Peter Tinniswood

1937-2003

  • I Didn't Know You Cared
  • Tales From Witney Scrotum
  • Other Works


    I Didn't Know You Cared

    Tales of life with the Brandon family and in particular Uncle Mort and his nephew Carter. I'm surprised at the lack of Web material for this cult BBC2 TV series in the late 70s, based on the books. (Shown on UK Gold early in 1995 and again in 1996.) I think the series suffered from starting at about the same time as the Last Of The Summer Wine on BBC1 (also set in Yorkshire but with a broader appeal; started 1972).
    First Season - 1975
    Robin Bailey: Uncle Mort
    Stephen Rea: Carter Brandon
    John Comer: Leslie Brandon
    Liz Smith: Annie Brandon
    Anita Carey: Pat Brandon
    Bert Palmer: Uncle Stavely (I 'eard that, pardon?)
    Second Season - 1978
    Keith Drinkel: Carter Brandon
    Liz Goulding: Pat Brandon
    Third Season(?) and radio
    Peter Skellern: Carter Brandon


    Tales From Witney Scrotum

    Wonderful spoof cricketing tales told by the Brigadier, based on life in Witney Scrotum and in particular its cricket club. Full of references to cricketers past and present and public figures in general.

    Extract from Tales From Witney Scrotum

    The Brigadier meets the author off the train at Graveney Junction...

    The headlamps of the trusty Lanchester picked out the startled eyes of badger and hare and Minor Counties umpires up to no good.

    We passed through the villages of Milton Abbas and Milton Arthur.
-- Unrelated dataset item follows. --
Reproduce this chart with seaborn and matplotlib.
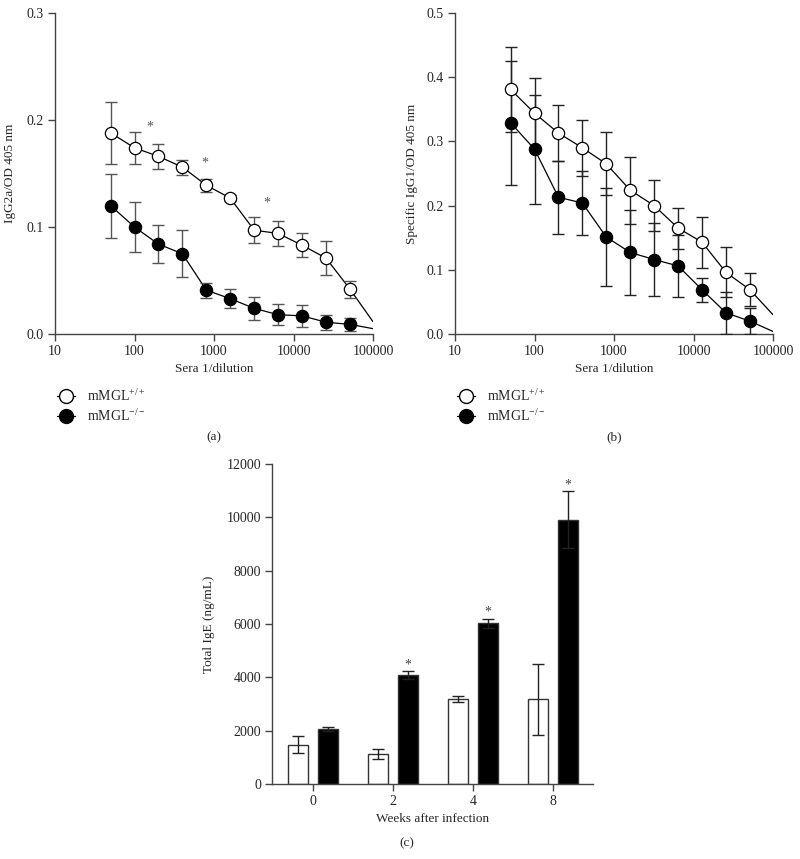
import numpy as np
import pandas as pd
import matplotlib
matplotlib.use("Agg")
import matplotlib.pyplot as plt
from matplotlib.lines import Line2D
from matplotlib.ticker import FixedLocator, NullLocator, FuncFormatter
import seaborn as sns

# ---------------- data ----------------
dilutions = [50, 100, 200, 400, 800, 1600, 3200, 6400, 12800, 25600, 51200]
line_end_x = 100000

a_wt = [0.188, 0.174, 0.166, 0.156, 0.139, 0.127, 0.097, 0.094, 0.083, 0.071, 0.042]
a_wt_err = [0.029, 0.015, 0.012, 0.007, 0.006, 0.003, 0.012, 0.012, 0.011, 0.016, 0.008]
a_ko = [0.120, 0.100, 0.084, 0.075, 0.041, 0.033, 0.024, 0.018, 0.017, 0.011, 0.009]
a_ko_err = [0.030, 0.023, 0.018, 0.022, 0.007, 0.009, 0.011, 0.010, 0.010, 0.007, 0.006]
a_wt_end = 0.0115
a_ko_end = 0.005

b_wt = [0.381, 0.344, 0.313, 0.290, 0.265, 0.224, 0.200, 0.165, 0.143, 0.096, 0.069]
b_wt_err = [0.066, 0.055, 0.043, 0.044, 0.049, 0.052, 0.040, 0.032, 0.040, 0.039, 0.026]
b_ko = [0.329, 0.288, 0.213, 0.204, 0.151, 0.127, 0.116, 0.106, 0.069, 0.033, 0.020]
b_ko_err = [0.097, 0.085, 0.057, 0.050, 0.076, 0.066, 0.057, 0.048, 0.019, 0.033, 0.020]
b_wt_end = 0.030
b_ko_end = 0.004

a_sig_x = [156, 762, 4570]
a_sig_y = [0.193, 0.160, 0.122]

weeks = ["0", "2", "4", "8"]
c_wt = [1480, 1130, 3190, 3170]
c_wt_err = [310, 190, 110, 1340]
c_ko = [2050, 4080, 6030, 9910]
c_ko_err = [70, 140, 170, 1060]
c_sig = [False, True, True, True]

x_ticks = [10, 100, 1000, 10000, 100000]
legend_labels = ["mMGL$^{+/+}$", "mMGL$^{-/-}$"]

# ---------------- style ----------------
sns.set_style("ticks")
plt.rcParams["font.family"] = ["Liberation Serif", "DejaVu Serif"]
plt.rcParams["mathtext.fontset"] = "custom"
plt.rcParams["mathtext.rm"] = "Liberation Serif"
plt.rcParams["mathtext.it"] = "Liberation Serif:italic"
plt.rcParams["axes.unicode_minus"] = True

SPINE = "#444444"
TICK_FS = 10
LAB_FS = 9.5

fig = plt.figure(figsize=(8, 8.59), dpi=100)
W, H = 800, 859


def add_ax(x0, x1, ytop, ybot):
    return fig.add_axes([x0 / W, (H - ybot) / H, (x1 - x0) / W, (ybot - ytop) / H])


ax_a = add_ax(55, 373, 13, 334)
ax_b = add_ax(455, 773, 13, 334)
ax_c = add_ax(272, 593, 464, 784)


def style_axis(ax):
    sns.despine(ax=ax)
    for s in ["left", "bottom"]:
        ax.spines[s].set_color(SPINE)
        ax.spines[s].set_linewidth(1.0)
    ax.tick_params(axis="both", direction="out", length=5, width=1.0,
                   color=SPINE, labelsize=TICK_FS, pad=3)


def dilution_panel(ax, wt, wt_err, ko, ko_err, wt_end, ko_end, ymax, yticks, ylabel, errc):
    for vals, end in [(wt, wt_end), (ko, ko_end)]:
        df_line = pd.DataFrame({"x": dilutions + [line_end_x], "y": vals + [end]})
        sns.lineplot(data=df_line, x="x", y="y", ax=ax, color="black", lw=0.9,
                     zorder=2, clip_on=True)
    for vals, err in [(wt, wt_err), (ko, ko_err)]:
        ax.errorbar(dilutions, vals, yerr=err, fmt="none", ecolor=errc,
                    elinewidth=1.0, capsize=4.2, capthick=1.0, zorder=3)
    df_wt = pd.DataFrame({"x": dilutions, "y": wt})
    df_ko = pd.DataFrame({"x": dilutions, "y": ko})
    sns.scatterplot(data=df_wt, x="x", y="y", ax=ax, marker="o", s=78,
                    facecolor="white", edgecolor="black", linewidth=0.9, zorder=4)
    sns.scatterplot(data=df_ko, x="x", y="y", ax=ax, marker="o", s=78,
                    facecolor="black", edgecolor="black", linewidth=0.9, zorder=5)
    ax.set_xscale("log")
    ax.set_xlim(10, 100000)
    ax.set_ylim(0, ymax)
    ax.xaxis.set_major_locator(FixedLocator(x_ticks))
    ax.xaxis.set_minor_locator(NullLocator())
    ax.xaxis.set_major_formatter(FuncFormatter(lambda v, p: f"{int(round(v))}"))
    ax.set_yticks(yticks)
    ax.yaxis.set_major_formatter(FuncFormatter(lambda v, p: f"{v:.1f}"))
    ax.set_xlabel("Sera 1/dilution", fontsize=LAB_FS)
    ax.set_ylabel(ylabel, fontsize=LAB_FS)
    ax.xaxis.set_label_coords(0.5, -(363 - 334) / 321)
    ax.xaxis.label.set_va("top")
    style_axis(ax)
    handles = [
        Line2D([], [], color="black", lw=0.9, marker="o", ms=10, mfc="white", mec="black"),
        Line2D([], [], color="black", lw=0.9, marker="o", ms=10, mfc="black", mec="black"),
    ]
    ax.legend(handles, legend_labels, loc="upper left", bbox_to_anchor=(-0.01, -0.15),
              frameon=False, fontsize=10, handlelength=1.3, handletextpad=0.8,
              labelspacing=0.3, borderaxespad=0)


dilution_panel(ax_a, a_wt, a_wt_err, a_ko, a_ko_err, a_wt_end, a_ko_end,
               0.3, [0.0, 0.1, 0.2, 0.3], "IgG2a/OD 405 nm", "#555555")
ax_a.yaxis.set_label_coords((16 - 55) / 318, 0.5)
for sx, sy in zip(a_sig_x, a_sig_y):
    ax_a.text(sx, sy, "*", ha="center", va="center", fontsize=10, color="#555555")

dilution_panel(ax_b, b_wt, b_wt_err, b_ko, b_ko_err, b_wt_end, b_ko_end,
               0.5, [0.0, 0.1, 0.2, 0.3, 0.4, 0.5], "Specific IgG1/OD 405 nm", "#222222")
ax_b.yaxis.set_label_coords((418 - 455) / 318, 0.5)

# ---------------- panel c ----------------
df_c = pd.DataFrame({
    "week": weeks * 2,
    "value": c_wt + c_ko,
    "genotype": ["wt"] * 4 + ["ko"] * 4,
})
sns.barplot(data=df_c, x="week", y="value", hue="genotype", order=weeks,
            hue_order=["wt", "ko"], palette={"wt": "white", "ko": "black"},
            width=0.75, gap=0.333, errorbar=None, edgecolor="#333333",
            linewidth=1.0, legend=False, ax=ax_c)
err_map = {"wt": c_wt_err, "ko": c_ko_err}
val_map = {"wt": c_wt, "ko": c_ko}
for p in ax_c.patches:
    cx = p.get_x() + p.get_width() / 2
    idx = int(round(cx))
    g = "wt" if cx < idx else "ko"
    v = val_map[g][idx]
    e = err_map[g][idx]
    ax_c.errorbar([cx], [v], yerr=[e], fmt="none", ecolor="#222222",
                  elinewidth=1.0, capsize=4.2, capthick=1.0, zorder=3)
    if g == "ko" and c_sig[idx]:
        ax_c.annotate("*", (cx, v + e), xytext=(0, 0), textcoords="offset points",
                      ha="center", va="bottom", fontsize=10, color="#444444")
ax_c.set_xlim(-0.51, 3.5)
ax_c.set_ylim(0, 12000)
ax_c.set_yticks(range(0, 12001, 2000))
ax_c.set_xlabel("Weeks after infection", fontsize=LAB_FS)
ax_c.set_ylabel("Total IgE (ng/mL)", fontsize=LAB_FS)
ax_c.xaxis.set_label_coords(0.5, -(813 - 784) / 320)
ax_c.xaxis.label.set_va("top")
ax_c.yaxis.set_label_coords((215 - 272) / 321, 0.5)
style_axis(ax_c)

# panel letters
fig.text(214 / W, 1 - 437 / H, "(a)", ha="center", va="center", fontsize=LAB_FS)
fig.text(614 / W, 1 - 437 / H, "(b)", ha="center", va="center", fontsize=LAB_FS)
fig.text(407 / W, 1 - 843 / H, "(c)", ha="center", va="center", fontsize=LAB_FS)

fig.savefig("out.png", dpi=100, facecolor="white")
We wheezed our way slowly up the steep incline out of Crowe Magna and at the summit paused to give a moment's respite to the panting Lanchester.

    And there below us slumbering peacefully in the damp tuck of the valley lay the village of Witney Scrotum.

    I could dimly make out the lights of the Golf Ball Museum and the glow from the eternal bonfire in old Grannie Swanton's garden as she burned yet another remaindered copy of Miss Jilly Cooper's The Book Of The Green Wellie.

    The Brigadier handed me his hip flask filled to the brim with home-made gin distilled, as he told me later, from a pair of redundant binoculars, and presently we commenced the descent into the village.

    How familiar the scene.

    How the heart soared and fluttered as we entered the outskirts of Witney Scrotum.

    Nothing had changed.

    Oil lamps burned faintly in the windows of the cottages of the long-defunct gimlett and tremlett makers, who once long ago in the days of their prime had supplied the implements for toad circumcision the length and breadth of the nation.

    We passed the water meadows at Cowdrey's Bottom, skulking darkly in the deep black shadows cast by the massive buttresses of Botham's Gut.

    The night shift at Fearnley's Mill was hard at work turning out yet another special consignment of thatched space invader machines for the Belgian royal family.

    The village idiot, old Ben Stansgate, was relieving himself contentedly in the Ned Sherrin memorial horse and cattle drinking trough outside the Baxter Arms.

    Old Squire Brearley sat high astride the wrought iron gates outside his exquisite Queen Anne mansion baying at the moon, and outside the Cricket Bag Repository Prodger the poacher waved gaily at us and exposed himself.